Me interesa destacar una que, según creo, parece estar en sintonía con el tipo de relación existente en los tres casos mencionados. Me refiero a una ideología no formalizada del vínculo afectivo, que se ha reproducido generacionalmente a través de la familia, generalmente fortalecida por prácticas religiosas y hasta por instituciones del Estado.
Esta “ideología patriarcal”, como se la suele denominar, es la que le permite pensar a los femicidas que están cumpliendo con la “sagrada misión de proteger la reputación familiar” o el “honor” del “jefe de familia”. Rol que, por supuesto, les viene asignado por la tradición, interpretando antiguas normas de educación o acatando exigencias confesionales.
Al mismo tiempo, esta ideología expresa un esquema de poder; un ejercicio de dominio ejercido desde el “miembro más fuerte de la familia” hacia el más débil (o los más débiles, incluyendo los hijos).
Visto el fenómeno en esta perspectiva, se entiende que la discriminación y el menosprecio hacia las mujeres son más que simples prejuicios. Constituyen una forma de control, ejercida en nombre de la organización familiar y la división del trabajo, donde la mujer sólo obtiene su razón de ser en la satisfacción de las necesidades conyugales y domésticas. Un orden donde toda manifestación de autodeterminación es percibida como una anomalía que debe y merece ser castigada.
La mayoría de los estudios al respecto coincide en afirmar que en este mandato y deseo de punición -alimentada por el miedo del varón a la mujer que perdió el miedo, agregaría por mi parte- aparece como la fuente más frecuente de los femicidios registrados.

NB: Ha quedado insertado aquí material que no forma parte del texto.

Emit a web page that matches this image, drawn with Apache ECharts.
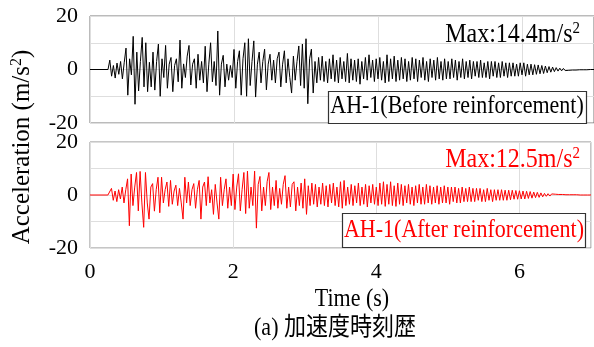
<!DOCTYPE html>
<html>
<head>
<meta charset="utf-8">
<script src="https://cdn.jsdelivr.net/npm/echarts@6/dist/echarts.min.js"></script>
<style>
  html, body { margin: 0; padding: 0; background: #fff; }
  #chart { width: 594px; height: 347px; }
</style>
</head>
<body>
<div id="chart"></div>
<script>
// time base of the record (s), samples start after the quiet lead-in
var timeStart = 0.25;
var timeStep = 0.025;
var xTicks = [0, 2, 4, 6];
var yTicks = [-20, 0, 20];

// AH-1 before reinforcement (m/s^2)
var beforeAccel = [
    0, 3.5, -2.5, 1.5, -3.2, 2.4, -1.8, 3, -3.5, 2.5, 8, -9.6, 4, -2, 12.4, -13, 6.5, -8, 3, 12,
    -6.5, 10, -8.3, 2.7, -6.5, 6.5, -7.7, 3, 9.5, -10, 4, -3, 9, -7, 2, 4.5, -8.3, 1.5, 4, -4.6,
    11, -7, 2.1, -3, 5, 9, -5.8, 2, 4, -7, 5.7, -4, 3, -5, 8.7, -8.3, 2, 10, -4.6, 3,
    -6, 14.4, -9.6, 2, 5.3, -6.5, 2, -4, 1.5, -3, 7.5, -7, 3, 7, -9.6, 4, 10, -10, 11.5, -6,
    3, 10.7, -10.3, 2, 6.5, -5, 3, 7.6, -7.6, 2, 5.7, -4, 3.5, -5, 4, 6.5, -6.5, 2, 7, -5,
    4, -3, -8.8, 5, -4, 3, 8.8, -6, 9.5, -7, 11.5, -12.8, 4, 7.6, -8.8, 3, -5, 4.5, -4, 5,
    -4.5, 3, -5, 4, -3.5, 5.5, -4.5, 3.5, -5, 4.5, -3.5, 3, -4.5, 6, -5, 4, -4, 3.5, -4.5, 4,
    -5.5, 3, -3.5, 4.5, -4, 5.5, -3, 3.5, -4.5, 4, -3.5, 4.5, -4, 3, -5, 5.5, -4.5, 4, -3.5, 5,
    -4.5, 3.5, -4, 4.5, -3.5, 4, -4.5, 3, -4, 4.5, -3.5, 4, -4.5, 3.5, -3, 4.5, -4, 3, -4.5, 4,
    -3, 3.5, -4, 4.5, -3.5, 3, -4, 4, -3.5, 3, -3.5, 4, -3, 3.5, -4, 3, -3, 4, -3.5, 3,
    -3, 3.5, -3.5, 3, -2.5, 3, -3, 3.5, -3, 2.5, -3, 3, -3.5, 3, -2.5, 3, -3, 2.5, -3, 3,
    -2.5, 2.5, -3, 2.5, -2.5, 2.5, -2.5, 2, -2.5, 2.5, -2, 2.5, -2.5, 2, -2, 2, -2, 1.8, -1.8, 1.7,
    -1.6, 1.5, -1.5, 1.3, -1.2, 1.1, -1, 0.9, -0.8, 0.7, -0.6, 0.5, -0.5, 0.4, -0.4, 0.3, -0.3, 0.3, -0.2, 0.2,
    -0.2, 0.2, -0.1, 0.1, -0.1, 0.1, -0.1, 0.1, 0, 0, 0
];

// AH-1 after reinforcement (m/s^2)
var afterAccel = [
    0, 0, 2.5, -2, 1.5, -2.5, 2, -1.5, 3, -3, 2, 6.1, -11.6, 7.9, -4, 3, 8.5, -6, 8.9, -3,
    -12.2, 8.5, -3, -9.1, 3, 4.3, -6.1, 2, 6.7, -6.7, 6.7, -3, 2, 4.9, -4.3, 5.5, -3.5, 1.5, 3.7, -4,
    2.5, -3, -9.1, 6.7, -3, 4.9, -4, 2, 4.3, -5, 2, 5.5, -9.1, 3, 4.9, -4, 6.9, -3, 2, -7.3,
    4, -3, -9.1, 6.7, -4, 2, 6.1, -5, 3, -4, 7.9, -5.5, 3, 8, -6, 2, 8.5, -7, 9, -5,
    3, -4, 9, -12.5, 4, 7, -6, 3, -4, 5, 8.5, -5.5, 3, -4, 5.5, -5, 2.5, -3.5, 4, 7.3,
    -5, 3, -4.5, 4, 5, -6, 3, -4, 4.5, -5, 6.1, -7.3, 3.5, -4, 4.5, -3.5, 4, -4.5, 3, -3.5,
    4.5, -4, 3.5, -4.5, 4, -3, 4.5, -4, 3, -4.5, 5, -5, 5.5, -4, 3, -3.5, 4, -4, 3.5, -3,
    4.5, -4, 3, -3.5, 4, -4.5, 3.5, -3, 4, -3.5, 3, -4, 4.5, -3.5, 5, -4.3, 4, -3.5, 5, -4,
    3.5, -4.3, 4.5, -3.5, 4, -4, 3.5, -3, 4, -3.5, 3, -4, 3.5, -3, 4, -3.5, 3, -3.5, 4, -3,
    3.5, -3.5, 3, -3, 3.5, -3.5, 3, -3, 3.5, -3, 3, -3.5, 3, -2.5, 3, -3, 2.5, -3, 3, -2.5,
    2.5, -2.5, 3, -2.5, 2.5, -2.5, 2.5, -2, 2.5, -2.5, 2, -2.5, 2.5, -2, 2, -2.5, 2, -2, 2, -2,
    2, -2, 1.8, -2, 1.8, -1.8, 1.8, -1.6, 1.7, -1.6, 1.6, -1.5, 1.5, -1.5, 1.4, -1.3, 1.3, -1.2, 1.1, -1,
    1, -0.9, 0.8, -0.7, 0.6, -0.5, 0.5, -0.4, 0.4, -0.3, 0.3, -0.3, 0.2, -0.2, 0.2, -0.2, 0.1, -0.1, 0.1, -0.1,
    0.1, -0.1, 0.1, -0.1, 0, 0, 0, 0, 0, 0, 0
];

var serif = "'Liberation Serif', 'Times New Roman', 'Noto Sans CJK JP', serif";

function toSeries(values) {
    var pts = [[0, 0]];
    values.forEach(function(v, i) {
        pts.push([+(timeStart + i * timeStep).toFixed(3), v]);
    });
    return pts;
}

function xAxisOpt(gridIndex, showLabels) {
    return {
        type: 'value', gridIndex: gridIndex, min: 0, max: 7, interval: 2,
        axisLine: {show: false}, axisTick: {show: false},
        axisLabel: {
            show: showLabels, color: '#000', fontFamily: serif, fontSize: 22, margin: 13,
            formatter: function(v) { return xTicks.indexOf(v) >= 0 ? v : ''; }
        },
        splitLine: {show: true, lineStyle: {color: '#dedede', width: 1}}
    };
}

function yAxisOpt(gridIndex) {
    return {
        type: 'value', gridIndex: gridIndex, min: -20, max: 20, interval: 10,
        axisLine: {show: false}, axisTick: {show: false},
        axisLabel: {
            color: '#000', fontFamily: serif, fontSize: 22, margin: 12,
            formatter: function(v) { return yTicks.indexOf(v) >= 0 ? v : ''; }
        },
        splitLine: {show: true, lineStyle: {color: '#dedede', width: 1}}
    };
}

function labelText(x, y, text, color, align, size) {
    size = size || 22;
    return {
        type: 'text', x: x, y: y, scaleY: 1.12, z: 20,
        style: {
            text: text, align: align, verticalAlign: 'middle',
            rich: {
                a: {fontFamily: serif, fontSize: size, fill: color, lineHeight: size + 2},
                s: {fontFamily: serif, fontSize: Math.round(size * 0.64), fill: color, verticalAlign: 'top', lineHeight: size + 2}
            }
        }
    };
}

var chart = echarts.init(document.getElementById('chart'), null, {renderer: 'canvas'});
chart.setOption({
    animation: false,
    grid: [
        {left: 90, top: 16, right: -1, height: 107, show: true, borderColor: '#777', borderWidth: 1},
        {left: 90, top: 142, right: -1, height: 106, show: true, borderColor: '#8c8c8c', borderWidth: 1}
    ],
    xAxis: [xAxisOpt(0, false), xAxisOpt(1, true)],
    yAxis: [yAxisOpt(0), yAxisOpt(1)],
    series: [
        {
            type: 'line', xAxisIndex: 0, yAxisIndex: 0, data: toSeries(beforeAccel),
            showSymbol: false, lineStyle: {color: '#000', width: 1}
        },
        {
            type: 'line', xAxisIndex: 1, yAxisIndex: 1, data: toSeries(afterAccel),
            showSymbol: false, lineStyle: {color: '#ff0000', width: 1}
        }
    ],
    graphic: [
        labelText(580, 35, '{a|Max:14.4m/s}{s|2}', '#000', 'right', 24),
        {
            type: 'rect', z: 19, shape: {x: 328.5, y: 91.5, width: 258, height: 32},
            style: {fill: '#fff', stroke: '#333', lineWidth: 1.2}
        },
        labelText(457, 107, '{a|AH-1(Before reinforcement)}', '#000', 'center'),
        labelText(580, 160, '{a|Max:12.5m/s}{s|2}', '#ff0000', 'right', 24),
        {
            type: 'rect', z: 19, shape: {x: 342.5, y: 213.5, width: 243, height: 34},
            style: {fill: '#fff', stroke: '#333', lineWidth: 1.2}
        },
        labelText(464, 231, '{a|AH-1(After reinforcement)}', '#ff0000', 'center'),
        {
            type: 'text', x: 22, y: 147, rotation: Math.PI / 2, z: 20,
            style: {
                text: '{a|Acceleration (m/s}{s|2}{a|)}', align: 'center', verticalAlign: 'middle',
                rich: {
                    a: {fontFamily: serif, fontSize: 25, fill: '#000', lineHeight: 26},
                    s: {fontFamily: serif, fontSize: 16, fill: '#000', verticalAlign: 'top', lineHeight: 26}
                }
            }
        },
        labelText(352, 300, '{a|Time (s)}', '#000', 'center'),
        labelText(335, 329, '{a|(a) 加速度時刻歴}', '#000', 'center')
    ]
});
</script>
</body>
</html>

Concientizar el carácter social e ideológico de esta forma de violencia, entonces, permite tener un mejor punto de partida para aproximarnos a prácticas que colaboren con su erradicación. Sobre todo para mantener a distancia las caracterizaciones individualizantes, que tienden a considerar los “conflictos pasionales” y otras formas de romantización.
Todo lo contrario. Entiendo que, para la reducción de estos tremendos guarismos de violencia de género y femicidio, será necesario trabajar en la transformación de dichas normas sociales, afincadas históricamente por una cultura donde la mujer se sacraliza al ser madre y se convierte en un demonio o una puta cuando intenta edificar su libertad.
El lugar común de la “madre abnegada” o las flores del 8 de marzo no son devociones inocentes. Por el contrario, suelen ser el mayor impedimento para que colectivamente comencemos a considerar a la mujer como lo que realmente es: una persona con autonomía y derechos.
Solo con plena conciencia de esta situación, estaremos mejor encaminados -como sociedad- a rescatar a miles de mujeres condenadas a ser una propiedad sexual y moral del varón. Una posesión cuyo dueño puede decidir sobre todo lo que a ella concierne, incluyendo la vida y la muerte.